*Prompt*. Your task is to write out only the lines running from the line with "Rebuild this chart" to the line with "const leaderTiO2 = [0.798,0.538];", both ends kept, with no images.

## Start Dataset entries

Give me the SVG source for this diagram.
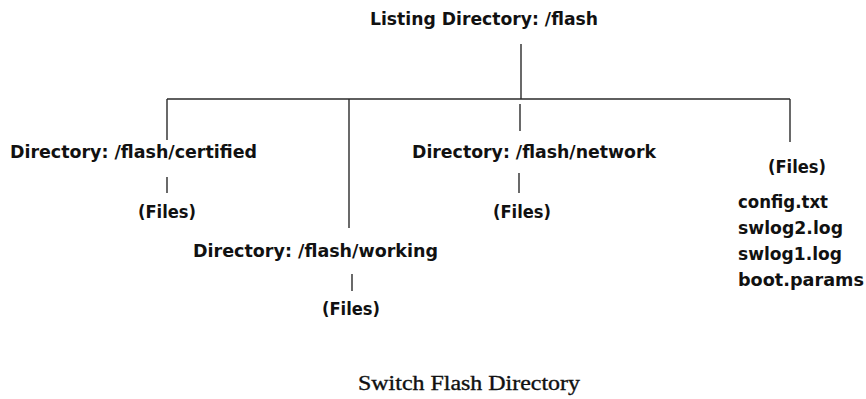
<svg xmlns="http://www.w3.org/2000/svg" width="866" height="399" viewBox="0 0 866 399">
<style>
.t{font-family:"DejaVu Sans","Liberation Sans",sans-serif;font-weight:bold;font-size:18px;fill:#111}
.c{font-family:"Liberation Serif","Times New Roman",serif;font-size:20px;fill:#111;stroke:#111;stroke-width:0.35}
.ln{stroke:#2a2a2a;stroke-width:1.4;fill:none}
</style>
<rect width="866" height="399" fill="#fff"/>
<g id="connectors" class="ln">
<line x1="521" y1="44" x2="521" y2="99"/>
<line x1="167" y1="99" x2="790" y2="99"/>
<line x1="167" y1="99" x2="167" y2="140"/>
<line x1="167" y1="177" x2="167" y2="193"/>
<line x1="349" y1="99" x2="349" y2="228"/>
<line x1="352" y1="274" x2="352" y2="291"/>
<line x1="520" y1="104" x2="520" y2="131"/>
<line x1="519" y1="173" x2="519" y2="193"/>
<line x1="790" y1="99" x2="790" y2="142"/>
</g>
<g id="root"><text class="t" x="370" y="25" textLength="228" lengthAdjust="spacingAndGlyphs">Listing Directory: /flash</text></g>
<g id="certified"><text class="t" x="10" y="158" textLength="247" lengthAdjust="spacingAndGlyphs">Directory: /flash/certified</text></g>
<g id="certified-files"><text class="t" x="138" y="218" textLength="58" lengthAdjust="spacingAndGlyphs">(Files)</text></g>
<g id="working"><text class="t" x="193" y="257" textLength="245" lengthAdjust="spacingAndGlyphs">Directory: /flash/working</text></g>
<g id="working-files"><text class="t" x="322" y="315" textLength="58" lengthAdjust="spacingAndGlyphs">(Files)</text></g>
<g id="network"><text class="t" x="412" y="158" textLength="244" lengthAdjust="spacingAndGlyphs">Directory: /flash/network</text></g>
<g id="network-files"><text class="t" x="493" y="218" textLength="58" lengthAdjust="spacingAndGlyphs">(Files)</text></g>
<g id="root-files">
<text class="t" x="768" y="173" textLength="58" lengthAdjust="spacingAndGlyphs">(Files)</text>
<text class="t" x="738" y="208" textLength="90" lengthAdjust="spacingAndGlyphs">config.txt</text>
<text class="t" x="738" y="234" textLength="105" lengthAdjust="spacingAndGlyphs">swlog2.log</text>
<text class="t" x="738" y="260" textLength="104" lengthAdjust="spacingAndGlyphs">swlog1.log</text>
<text class="t" x="738" y="286" textLength="126" lengthAdjust="spacingAndGlyphs">boot.params</text>
</g>
<g id="caption"><text class="c" x="358" y="390" textLength="222" lengthAdjust="spacingAndGlyphs">Switch Flash Directory</text></g>
</svg>
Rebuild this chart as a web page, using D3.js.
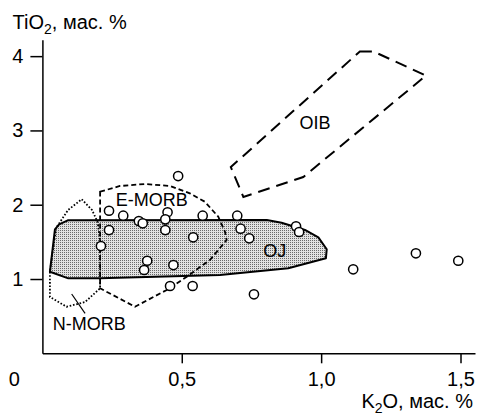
<!DOCTYPE html>
<html><head><meta charset="utf-8">
<script src="https://cdn.jsdelivr.net/npm/d3@7"></script>
<style>body{margin:0;background:#fff}svg{display:block}text{font-family:"Liberation Sans",Arial,sans-serif;fill:#000}</style>
</head><body><svg id="c" width="477" height="417"></svg>
<script>
// Sample points: K2O (x), TiO2 (y), wt.%
const pointsK2O = [0.487,0.239,0.290,0.346,0.360,0.449,0.441,0.441,0.575,0.239,0.210,0.541,0.376,0.365,0.470,0.458,0.539,0.699,0.711,0.742,0.910,0.921,1.115,1.340,1.492,0.759];
const pointsTiO2 = [2.386,1.919,1.852,1.781,1.750,1.898,1.803,1.659,1.852,1.659,1.444,1.561,1.246,1.121,1.188,0.906,0.906,1.852,1.677,1.548,1.709,1.633,1.131,1.346,1.246,0.794];

// Field outlines
const ojK2O  = [0.091,0.805,0.858,0.942,0.990,1.020,1.017,0.882,0.637,0.207,0.093,0.027,0.045,0.060];
const ojTiO2 = [1.790,1.794,1.758,1.660,1.561,1.400,1.279,1.144,1.054,1.009,1.009,1.098,1.669,1.735];
const emorbK2O  = [0.207,0.278,0.368,0.458,0.529,0.583,0.631,0.655,0.661,0.601,0.518,0.446,0.332,0.207];
const emorbTiO2 = [2.175,2.252,2.279,2.252,2.153,2.040,1.838,1.637,1.525,1.256,1.031,0.852,0.627,0.875];
const nmorbK2O  = [0.141,0.178,0.198,0.207,0.207,0.153,0.087,0.027,0.027,0.049,0.092];
const nmorbTiO2 = [2.073,1.929,1.767,1.525,0.875,0.690,0.627,0.758,1.094,1.686,1.929];
const oibK2O  = [1.139,1.187,1.376,0.936,0.721,0.676];
const oibTiO2 = [4.064,4.064,3.738,2.373,2.105,2.507];

// Field labels
const fieldNames = ["OIB","OJ","E-MORB","N-MORB"];
const fieldLabelK2O = [0.978,0.834,0.392,0.168];
const fieldLabelTiO2 = [3.096,1.377,2.063,0.392];
const leaderK2O = [0.105,0.153];
const leaderTiO2 = [0.798,0.538];

const xTicks = [0.5,1.0,1.5];
const yTicks = [1,2,3,4];
const xTitle = ["K","2","O, мас. %"];
const yTitle = ["TiO","2",", мас. %"];
const originLabel = "0";

const svg = d3.select("#c");
const x = d3.scaleLinear().domain([0,1.552]).range([42.4,475]);
const y = d3.scaleLinear().domain([0,4.22]).range([353.3,39.8]);

const defs = svg.append("defs");
const pat = defs.append("pattern").attr("id","stip").attr("patternUnits","userSpaceOnUse").attr("width",2).attr("height",2);
pat.append("rect").attr("width",2).attr("height",2).attr("fill","#e2e2e2");
pat.append("rect").attr("x",0).attr("y",0).attr("width",1).attr("height",1).attr("fill","#6a6a6a");

const line = d3.line().x(d=>x(d[0])).y(d=>y(d[1]));
const zip = (a,b)=>a.map((v,i)=>[v,b[i]]);
const closed = (a,b)=>line(zip(a,b))+"Z";

// OJ field
svg.append("path").attr("d",closed(ojK2O,ojTiO2)).attr("fill","url(#stip)").attr("stroke","#000").attr("stroke-width",2).attr("stroke-linejoin","round");
// E-MORB
svg.append("path").attr("d",closed(emorbK2O,emorbTiO2)).attr("fill","none").attr("stroke","#000").attr("stroke-width",1.8).attr("stroke-dasharray","5,3");
// N-MORB
svg.append("path").attr("d",closed(nmorbK2O,nmorbTiO2)).attr("fill","none").attr("stroke","#000").attr("stroke-width",1.8).attr("stroke-dasharray","1.6,1.8");
// OIB
svg.append("path").attr("d",closed(oibK2O,oibTiO2)).attr("fill","none").attr("stroke","#000").attr("stroke-width",2).attr("stroke-dasharray","12,7");

// leader
svg.append("line").attr("x1",x(leaderK2O[0])).attr("y1",y(leaderTiO2[0])).attr("x2",x(leaderK2O[1])).attr("y2",y(leaderTiO2[1])).attr("stroke","#000").attr("stroke-width",1.2);

// points
svg.append("g").selectAll("circle").data(zip(pointsK2O,pointsTiO2)).join("circle")
  .attr("cx",d=>x(d[0])).attr("cy",d=>y(d[1])).attr("r",4.6)
  .attr("fill","#fff").attr("stroke","#000").attr("stroke-width",1.5);

// field labels
svg.append("g").selectAll("text").data(fieldNames).join("text")
  .attr("x",(d,i)=>x(fieldLabelK2O[i])).attr("y",(d,i)=>y(fieldLabelTiO2[i]))
  .attr("text-anchor","middle").attr("dominant-baseline","central")
  .attr("font-size",18).text(d=>d);

// axes
const xAxis = d3.axisBottom(x).tickValues(xTicks).tickSize(10).tickSizeOuter(0).tickPadding(9)
  .tickFormat(d=>d3.format(".1f")(d).replace(".",","));
const gx = svg.append("g").attr("transform","translate(0,353.3)").call(xAxis);
const yAxis = d3.axisLeft(y).tickValues(yTicks).tickSize(12).tickSizeOuter(0).tickPadding(7).tickFormat(d3.format("d"));
const gy = svg.append("g").attr("transform","translate(42.4,0)").call(yAxis);
[gx,gy].forEach(g=>{
  g.selectAll("path,line").attr("stroke","#000").attr("stroke-width",1.5);
  g.selectAll("text").attr("font-size",20).attr("font-family","Liberation Sans, Arial, sans-serif").attr("fill","#000");
});

svg.append("text").attr("x",x(0)-28).attr("y",386).attr("text-anchor","middle").attr("font-size",20).text(originLabel);

// titles
const yt = svg.append("text").attr("x",12.5).attr("y",28.5).attr("font-size",20);
yt.append("tspan").text(yTitle[0]);
yt.append("tspan").attr("font-size",14).attr("dy",5).text(yTitle[1]);
yt.append("tspan").attr("dy",-5).text(yTitle[2]);
const xt = svg.append("text").attr("x",473).attr("y",408).attr("text-anchor","end").attr("font-size",20);
xt.append("tspan").text(xTitle[0]);
xt.append("tspan").attr("font-size",14).attr("dy",5).text(xTitle[1]);
xt.append("tspan").attr("dy",-5).text(xTitle[2]);
</script></body></html>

## End Dataset entries

*Exercise output*.
Rebuild this chart as a web page, using D3.js.
<!DOCTYPE html>
<html><head><meta charset="utf-8">
<script src="https://cdn.jsdelivr.net/npm/d3@7"></script>
<style>body{margin:0;background:#fff}svg{display:block}text{font-family:"Liberation Sans",Arial,sans-serif;fill:#000}</style>
</head><body><svg id="c" width="477" height="417"></svg>
<script>
// Sample points: K2O (x), TiO2 (y), wt.%
const pointsK2O = [0.487,0.239,0.290,0.346,0.360,0.449,0.441,0.441,0.575,0.239,0.210,0.541,0.376,0.365,0.470,0.458,0.539,0.699,0.711,0.742,0.910,0.921,1.115,1.340,1.492,0.759];
const pointsTiO2 = [2.386,1.919,1.852,1.781,1.750,1.898,1.803,1.659,1.852,1.659,1.444,1.561,1.246,1.121,1.188,0.906,0.906,1.852,1.677,1.548,1.709,1.633,1.131,1.346,1.246,0.794];

// Field outlines
const ojK2O  = [0.091,0.805,0.858,0.942,0.990,1.020,1.017,0.882,0.637,0.207,0.093,0.027,0.045,0.060];
const ojTiO2 = [1.790,1.794,1.758,1.660,1.561,1.400,1.279,1.144,1.054,1.009,1.009,1.098,1.669,1.735];
const emorbK2O  = [0.207,0.278,0.368,0.458,0.529,0.583,0.631,0.655,0.661,0.601,0.518,0.446,0.332,0.207];
const emorbTiO2 = [2.175,2.252,2.279,2.252,2.153,2.040,1.838,1.637,1.525,1.256,1.031,0.852,0.627,0.875];
const nmorbK2O  = [0.141,0.178,0.198,0.207,0.207,0.153,0.087,0.027,0.027,0.049,0.092];
const nmorbTiO2 = [2.073,1.929,1.767,1.525,0.875,0.690,0.627,0.758,1.094,1.686,1.929];
const oibK2O  = [1.139,1.187,1.376,0.936,0.721,0.676];
const oibTiO2 = [4.064,4.064,3.738,2.373,2.105,2.507];

// Field labels
const fieldNames = ["OIB","OJ","E-MORB","N-MORB"];
const fieldLabelK2O = [0.978,0.834,0.392,0.168];
const fieldLabelTiO2 = [3.096,1.377,2.063,0.392];
const leaderK2O = [0.105,0.153];
const leaderTiO2 = [0.798,0.538];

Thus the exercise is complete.